Die zweite Studie verglich nicht nur Menschen und Technik, sondern untersuchte, wie genau Menschen die Empfehlungen von ChatGPT und Symptom-Checker-Apps in ihre eigenen Entscheidungen einbeziehen. Dabei zeigte sich, dass Nutzer die Empfehlungen nicht unkritisch übernehmen, sondern mit anderen Quellen wie Google-Suchen, dem Rat von Freunden oder weiteren Apps abgleichen. „Auf der anderen Seite gibt es auch Fälle, in denen Patienten zu viele und teils unverständliche Informationen von den digitalen Tools bekommen, die sie nicht einordnen können. Das erzeugt Angst und sie suchen dann den Expertenrat in der Notaufnahme oder beim Hausarzt – auch bei harmlosen Beschwerden, so wie es ihnen ChatGPT empfiehlt“, so Kopka.

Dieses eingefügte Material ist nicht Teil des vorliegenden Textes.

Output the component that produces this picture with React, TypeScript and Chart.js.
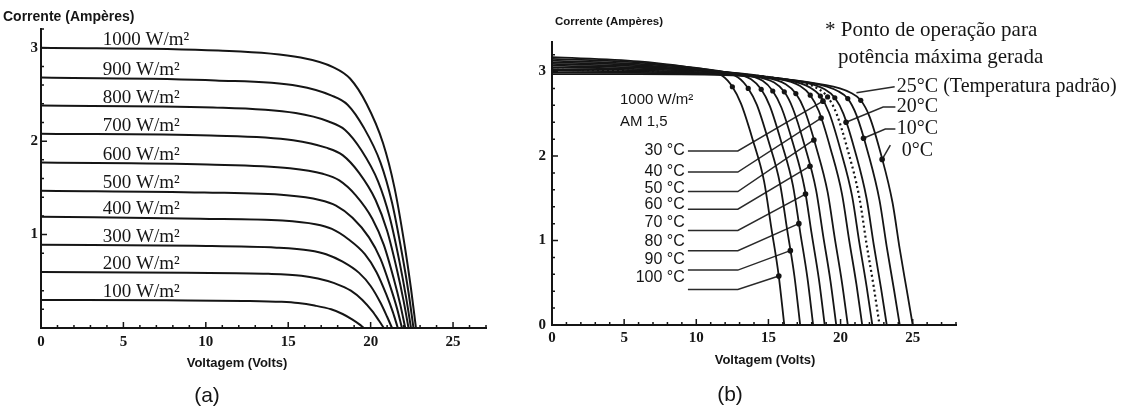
import React, { useEffect, useRef } from "react";
import { Chart, registerables } from "chart.js";
Chart.register(...registerables);

// ---------- Panel (a): irradiance ----------
const irradianceLabels = ["1000 W/m²", "900 W/m²", "800 W/m²", "700 W/m²", "600 W/m²", "500 W/m²", "400 W/m²", "300 W/m²", "200 W/m²", "100 W/m²"];
const aVolts: number[][] = [
  [0, 10.75, 15.75, 17.75, 18.75, 19.75, 20.75, 21.45, 22.05, 22.45, 22.75],
  [0, 10.6, 15.6, 17.6, 18.6, 19.6, 20.6, 21.3, 21.9, 22.3, 22.6],
  [0, 10.45, 15.45, 17.45, 18.45, 19.45, 20.45, 21.15, 21.75, 22.15, 22.45],
  [0, 10.3, 15.3, 17.3, 18.3, 19.3, 20.3, 21.0, 21.6, 22.0, 22.3],
  [0, 10.1, 15.1, 17.1, 18.1, 19.1, 20.1, 20.8, 21.4, 21.8, 22.1],
  [0, 9.9, 14.9, 16.9, 17.9, 18.9, 19.9, 20.6, 21.2, 21.6, 21.9],
  [0, 9.65, 14.65, 16.65, 17.65, 18.65, 19.65, 20.35, 20.95, 21.35, 21.65],
  [0, 9.3, 14.3, 16.3, 17.3, 18.3, 19.3, 20.0, 20.6, 21.0, 21.3],
  [0, 8.8, 13.8, 15.8, 16.8, 17.8, 18.8, 19.5, 20.1, 20.5, 20.8],
  [0, 7.6, 12.6, 14.6, 15.6, 16.6, 17.6, 18.3, 18.9, 19.3, 19.6],
];
const aAmps: number[][] = [
  [3.0, 2.97, 2.895, 2.79, 2.67, 2.4, 1.98, 1.5, 0.9, 0.42, 0],
  [2.68, 2.65, 2.59, 2.49, 2.39, 2.14, 1.77, 1.34, 0.8, 0.38, 0],
  [2.38, 2.36, 2.3, 2.21, 2.12, 1.9, 1.57, 1.19, 0.71, 0.33, 0],
  [2.08, 2.06, 2.01, 1.93, 1.85, 1.66, 1.37, 1.04, 0.62, 0.29, 0],
  [1.77, 1.75, 1.71, 1.65, 1.58, 1.42, 1.17, 0.89, 0.53, 0.25, 0],
  [1.47, 1.45, 1.42, 1.37, 1.31, 1.18, 0.97, 0.74, 0.44, 0.21, 0],
  [1.19, 1.17, 1.15, 1.11, 1.06, 0.95, 0.79, 0.6, 0.36, 0.17, 0],
  [0.89, 0.88, 0.86, 0.83, 0.79, 0.71, 0.59, 0.45, 0.27, 0.12, 0],
  [0.6, 0.59, 0.58, 0.56, 0.53, 0.48, 0.4, 0.3, 0.18, 0.08, 0],
  [0.3, 0.296, 0.29, 0.28, 0.267, 0.24, 0.2, 0.15, 0.09, 0.042, 0],
];
const aLabelVolt = 3.75;

// ---------- Panel (b): temperature ----------
const tempsB = [100, 90, 80, 70, 60, 50, 40, 30, 25, 20, 10, 0];
const bVolts: number[][] = [
  [0, 6, 10.1, 11.8, 12.5, 13.1, 13.9, 14.7, 15.2, 15.7, 16.1],
  [0, 6, 11.2, 12.9, 13.6, 14.2, 15.0, 15.8, 16.3, 16.8, 17.2],
  [0, 6, 12.1, 13.8, 14.5, 15.1, 15.9, 16.7, 17.2, 17.7, 18.1],
  [0, 6, 12.9, 14.6, 15.3, 15.9, 16.7, 17.5, 18.0, 18.5, 18.9],
  [0, 6, 13.7, 15.4, 16.1, 16.7, 17.5, 18.3, 18.8, 19.3, 19.7],
  [0, 6, 14.5, 16.2, 16.9, 17.5, 18.3, 19.1, 19.6, 20.1, 20.5],
  [0, 6, 15.5, 17.2, 17.9, 18.5, 19.3, 20.1, 20.6, 21.1, 21.5],
  [0, 6, 16.2, 17.9, 18.6, 19.2, 20.0, 20.8, 21.3, 21.8, 22.2],
  [0, 6, 16.7, 18.4, 19.1, 19.7, 20.5, 21.3, 21.8, 22.3, 22.7],
  [0, 6, 17.2, 18.9, 19.6, 20.2, 21.0, 21.8, 22.3, 22.8, 23.2],
  [0, 6, 18.1, 19.8, 20.5, 21.1, 21.9, 22.7, 23.2, 23.7, 24.1],
  [0, 6, 19.0, 20.7, 21.4, 22.0, 22.8, 23.6, 24.1, 24.6, 25.0],
];
const bAmps: number[][] = [
  [3.17, 3.12, 3.03, 2.95, 2.82, 2.62, 2.2, 1.7, 1.15, 0.6, 0],
  [3.15, 3.105, 3.01, 2.93, 2.8, 2.605, 2.18, 1.675, 1.125, 0.58, 0],
  [3.13, 3.09, 2.99, 2.91, 2.79, 2.59, 2.16, 1.65, 1.1, 0.56, 0],
  [3.11, 3.075, 2.97, 2.89, 2.77, 2.575, 2.15, 1.625, 1.075, 0.54, 0],
  [3.09, 3.06, 2.95, 2.87, 2.76, 2.56, 2.13, 1.6, 1.05, 0.52, 0],
  [3.07, 3.045, 2.935, 2.85, 2.74, 2.545, 2.11, 1.575, 1.025, 0.5, 0],
  [3.05, 3.03, 2.92, 2.83, 2.72, 2.53, 2.09, 1.55, 1.0, 0.48, 0],
  [3.03, 3.015, 2.9, 2.81, 2.71, 2.515, 2.07, 1.525, 0.975, 0.46, 0],
  [3.02, 3.008, 2.89, 2.8, 2.7, 2.51, 2.07, 1.51, 0.96, 0.45, 0],
  [3.01, 3.0, 2.88, 2.79, 2.69, 2.5, 2.06, 1.5, 0.95, 0.44, 0],
  [2.99, 2.985, 2.86, 2.77, 2.68, 2.485, 2.04, 1.475, 0.925, 0.42, 0],
  [2.97, 2.97, 2.84, 2.75, 2.66, 2.47, 2.02, 1.45, 0.9, 0.4, 0],
];
const mppIndex = 4;

// left temperature labels and leaders
const leftLabels = ["30 °C", "40 °C", "50 °C", "60 °C", "70 °C", "80 °C", "90 °C", "100 °C"];
const leftLabelAmps = [2.06, 1.82, 1.61, 1.43, 1.21, 0.99, 0.77, 0.56];
const leftLeaderAmps = [2.06, 1.81, 1.58, 1.37, 1.12, 0.88, 0.65, 0.42];
const leftDotVolts = [18.78, 18.65, 18.15, 17.88, 17.57, 17.11, 16.52, 15.72];
const leftDotAmps = [2.65, 2.45, 2.19, 1.88, 1.55, 1.2, 0.88, 0.58];
const leftLabelVolt = 9.2;
const leftLeaderStart = 9.42;
const leftLeaderBend = 12.88;

// right temperature labels and leaders
const rightLabels = ["25°C (Temperatura padrão)", "20°C", "10°C", "0°C"];
const rightLabelVolts = [23.9, 23.9, 23.9, 24.24];
const rightLabelAmps = [2.82, 2.58, 2.32, 2.06];
const rightLeaderVolts: number[][] = [[23.75, 21.1], [23.8, 22.95, 20.38], [23.8, 23.1, 21.59], [23.45, 22.88]];
const rightLeaderAmps: number[][] = [[2.82, 2.75], [2.58, 2.58, 2.4], [2.32, 2.32, 2.21], [2.13, 1.96]];
const rightLeaderDot = [false, true, true, true];

const INK = "#151515";

function txt(ctx: CanvasRenderingContext2D, s: string, x: number, y: number, font: string, align: CanvasTextAlign = "left", baseline: CanvasTextBaseline = "middle") {
  ctx.save();
  ctx.fillStyle = INK;
  ctx.font = font;
  ctx.textAlign = align;
  ctx.textBaseline = baseline;
  ctx.fillText(s, x, y);
  ctx.restore();
}

function innerTicks(xStep: number, yStep: number, xMajor: number, yMajor: number) {
  return {
    id: "innerTicks",
    afterDraw(chart: any) {
      const { ctx } = chart;
      const xs = chart.scales.x;
      const ys = chart.scales.y;
      const bottom = ys.getPixelForValue(ys.min);
      const left = xs.getPixelForValue(xs.min);
      ctx.save();
      ctx.strokeStyle = INK;
      ctx.lineWidth = 1.5;
      ctx.beginPath();
      for (let i = 1; i * xStep <= xs.max + 1e-9; i++) {
        const v = i * xStep;
        const major = Math.abs(v / xMajor - Math.round(v / xMajor)) < 1e-6;
        const px = xs.getPixelForValue(v);
        ctx.moveTo(px, bottom);
        ctx.lineTo(px, bottom - (major ? 6 : 3));
      }
      for (let i = 1; i * yStep <= ys.max + 1e-9; i++) {
        const v = i * yStep;
        const major = Math.abs(v / yMajor - Math.round(v / yMajor)) < 1e-6;
        const py = ys.getPixelForValue(v);
        ctx.moveTo(left, py);
        ctx.lineTo(left + (major ? 6 : 3), py);
      }
      ctx.stroke();
      ctx.restore();
    },
  };
}

function axisOpts(min: number, max: number, step: number, size: number, isX: boolean, pad: number, showZero: boolean) {
  return {
    type: "linear",
    min,
    max,
    afterFit: (s: any) => {
      if (isX) s.height = size;
      else s.width = size;
    },
    border: { display: true, color: INK, width: 2 },
    grid: { display: true, drawOnChartArea: false, drawTicks: false },
    ticks: {
      stepSize: step,
      includeBounds: false,
      padding: pad,
      color: INK,
      autoSkip: false,
      maxRotation: 0,
      font: { family: "Liberation Serif", size: 15, weight: "bold" },
      callback: (v: number) => (v === 0 && !showZero ? "" : String(v)),
    },
  };
}

const SERIF = "Liberation Serif";
const SANS = "Liberation Sans";

function buildA(canvas: HTMLCanvasElement) {
  const datasets = aVolts.map((vs, i) => ({
    label: irradianceLabels[i],
    data: vs.map((v, j) => ({ x: v, y: aAmps[i][j] })),
    showLine: true,
    borderColor: INK,
    borderWidth: 2,
    pointRadius: 0,
    cubicInterpolationMode: "monotone",
    fill: false,
  }));
  const textPlugin = {
    id: "textA",
    afterDraw(chart: any) {
      const { ctx } = chart;
      const xs = chart.scales.x;
      const ys = chart.scales.y;
      irradianceLabels.forEach((s, i) => {
        txt(ctx, s, xs.getPixelForValue(aLabelVolt), ys.getPixelForValue(aAmps[i][0]) - 2.5, `19px "${SERIF}"`, "left", "alphabetic");
      });
      txt(ctx, "Corrente (Ampères)", 3, 17, `bold 14px "${SANS}"`, "left");
      txt(ctx, "Voltagem (Volts)", 237, 363, `bold 13px "${SANS}"`, "center");
      txt(ctx, "(a)", 207, 396, `21px "${SANS}"`, "center");
    },
  };
  return new Chart(canvas, {
    type: "scatter",
    data: { datasets } as any,
    options: {
      responsive: false,
      animation: false,
      layout: { autoPadding: false, padding: { top: 29, right: 24, left: 0, bottom: 0 } },
      plugins: { legend: { display: false }, tooltip: { enabled: false } },
      scales: {
        x: axisOpts(0, 27, 5, 79, true, 5, true),
        y: axisOpts(0, 3.2, 1, 41, false, 3, false),
      } as any,
    } as any,
    plugins: [innerTicks(1, 0.2, 5, 1), textPlugin],
  });
}

function buildB(canvas: HTMLCanvasElement) {
  const curves = bVolts.map((vs, i) => ({
    label: `${tempsB[i]} °C`,
    data: vs.map((v, j) => ({ x: v, y: bAmps[i][j] })),
    showLine: true,
    borderColor: INK,
    borderWidth: tempsB[i] === 25 ? 2.2 : 1.8,
    borderDash: tempsB[i] === 25 ? [2, 3] : [],
    pointRadius: vs.map((_, j) => (j === mppIndex ? 2.6 : 0)),
    pointBackgroundColor: INK,
    pointBorderWidth: 0,
    cubicInterpolationMode: "monotone",
    fill: false,
  }));
  const leftLeaders = leftLabels.map((s, i) => ({
    label: `leader ${s}`,
    data: [
      { x: leftLeaderStart, y: leftLeaderAmps[i] },
      { x: leftLeaderBend, y: leftLeaderAmps[i] },
      { x: leftDotVolts[i], y: leftDotAmps[i] },
    ],
    showLine: true,
    borderColor: "#2a2a2a",
    borderWidth: 1.5,
    pointRadius: [0, 0, 2.8],
    pointBackgroundColor: INK,
    pointBorderWidth: 0,
  }));
  const rightLeaders = rightLabels.map((s, i) => ({
    label: `leader ${s}`,
    data: rightLeaderVolts[i].map((v, j) => ({ x: v, y: rightLeaderAmps[i][j] })),
    showLine: true,
    borderColor: "#2a2a2a",
    borderWidth: 1.5,
    pointRadius: rightLeaderVolts[i].map((_, j) => (rightLeaderDot[i] && j === rightLeaderVolts[i].length - 1 ? 2.8 : 0)),
    pointBackgroundColor: INK,
    pointBorderWidth: 0,
  }));
  const textPlugin = {
    id: "textB",
    afterDraw(chart: any) {
      const { ctx } = chart;
      const xs = chart.scales.x;
      const ys = chart.scales.y;
      leftLabels.forEach((s, i) => {
        txt(ctx, s, xs.getPixelForValue(leftLabelVolt), ys.getPixelForValue(leftLabelAmps[i]), `16px "${SANS}"`, "right");
      });
      rightLabels.forEach((s, i) => {
        txt(ctx, s, xs.getPixelForValue(rightLabelVolts[i]), ys.getPixelForValue(rightLabelAmps[i]), `20px "${SERIF}"`, "left");
      });
      txt(ctx, "1000 W/m²", 100, 100, `15px "${SANS}"`, "left");
      txt(ctx, "AM 1,5", 100, 122, `15px "${SANS}"`, "left");
      txt(ctx, "* Ponto de operação para", 305, 30, `21px "${SERIF}"`, "left");
      txt(ctx, "potência máxima gerada", 318, 57, `21px "${SERIF}"`, "left");
      txt(ctx, "Corrente (Ampères)", 35, 22, `bold 11.5px "${SANS}"`, "left");
      txt(ctx, "Voltagem (Volts)", 245, 360, `bold 13px "${SANS}"`, "center");
      txt(ctx, "(b)", 210, 395, `21px "${SANS}"`, "center");
    },
  };
  return new Chart(canvas, {
    type: "scatter",
    data: { datasets: [...curves, ...leftLeaders, ...rightLeaders] } as any,
    options: {
      responsive: false,
      animation: false,
      layout: { autoPadding: false, padding: { top: 42, right: 172, left: 0, bottom: 0 } },
      plugins: { legend: { display: false }, tooltip: { enabled: false } },
      scales: {
        x: axisOpts(0, 28, 5, 82, true, 4, true),
        y: axisOpts(0, 3.35, 1, 32, false, 6, true),
      } as any,
    } as any,
    plugins: [innerTicks(1, 0.2, 5, 1), textPlugin],
  });
}

export default function App() {
  const refA = useRef<HTMLCanvasElement>(null);
  const refB = useRef<HTMLCanvasElement>(null);
  useEffect(() => {
    const a = buildA(refA.current!);
    const b = buildB(refB.current!);
    return () => {
      a.destroy();
      b.destroy();
    };
  }, []);
  return (
    <div style={{ position: "absolute", left: 0, top: 0, width: 1128, height: 407, background: "#fff", overflow: "hidden" }}>
      <canvas ref={refA} width={510} height={407} style={{ position: "absolute", left: 0, top: 0, width: 510, height: 407 }} />
      <canvas ref={refB} width={608} height={407} style={{ position: "absolute", left: 520, top: 0, width: 608, height: 407 }} />
    </div>
  );
}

Vor einer quantitativen Untersuchung mit 600 Probanden wurden in der zweiten Studie zunächst 24 Personen bei der Nutzung beobachtet und anschließend ein Modell aufgestellt, wie sie Entscheidungen mit Hilfe von ChatGPT und Apps treffen. Die Auswertung ergab erneut, dass ChatGPT die Selbstversorgung erschwert und die Zahl unnötiger Arztbesuche erhöht. Demgegenüber konnten gut funktionierende Symptom-Checker-Apps dazu beitragen, dass Nutzer sich in passenden Fällen für die Selbstversorgung entschieden und so zur Entlastung des Gesundheitssystems beitrugen. „ChatGPT hat viele sinnvolle Anwendungsfälle, aber zur Entscheidung, ob ich zum Arzt gehen sollte, ist es nicht geeignet – dafür ist es viel zu ungenau", resümiert Kopka. „Wir sollten uns eher fragen, ob eine App uns hilft, gute Entscheidungen zu treffen, statt von ihr Perfektion zu erwarten. Denn Menschen treffen bereits jetzt in den meisten Fällen sichere und vernünftige Entscheidungen. In einigen Situationen können Sie jedoch von den Apps profitieren."

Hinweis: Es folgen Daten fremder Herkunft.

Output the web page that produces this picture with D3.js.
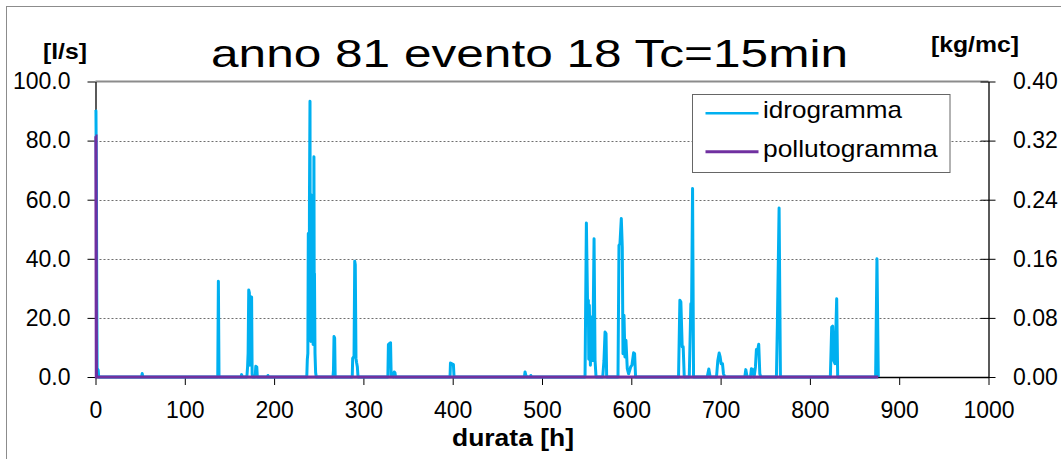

Die Studien verdeutlichen, dass digitale Tools sinnvoll eingesetzt werden können, um Patienten in ihrer Entscheidungsfindung zu unterstützen. Speziell entwickelte Symptom-Checker-Apps erweisen sich dabei aktuell als hilfreicher als generative KI-Modelle wie ChatGPT. Dennoch bleibt laut der Wissenschaftler ein kritischer Umgang mit digitalen Empfehlungen entscheidend, um Fehleinschätzungen und eine unnötige Belastung des Gesundheitssystems zu vermeiden.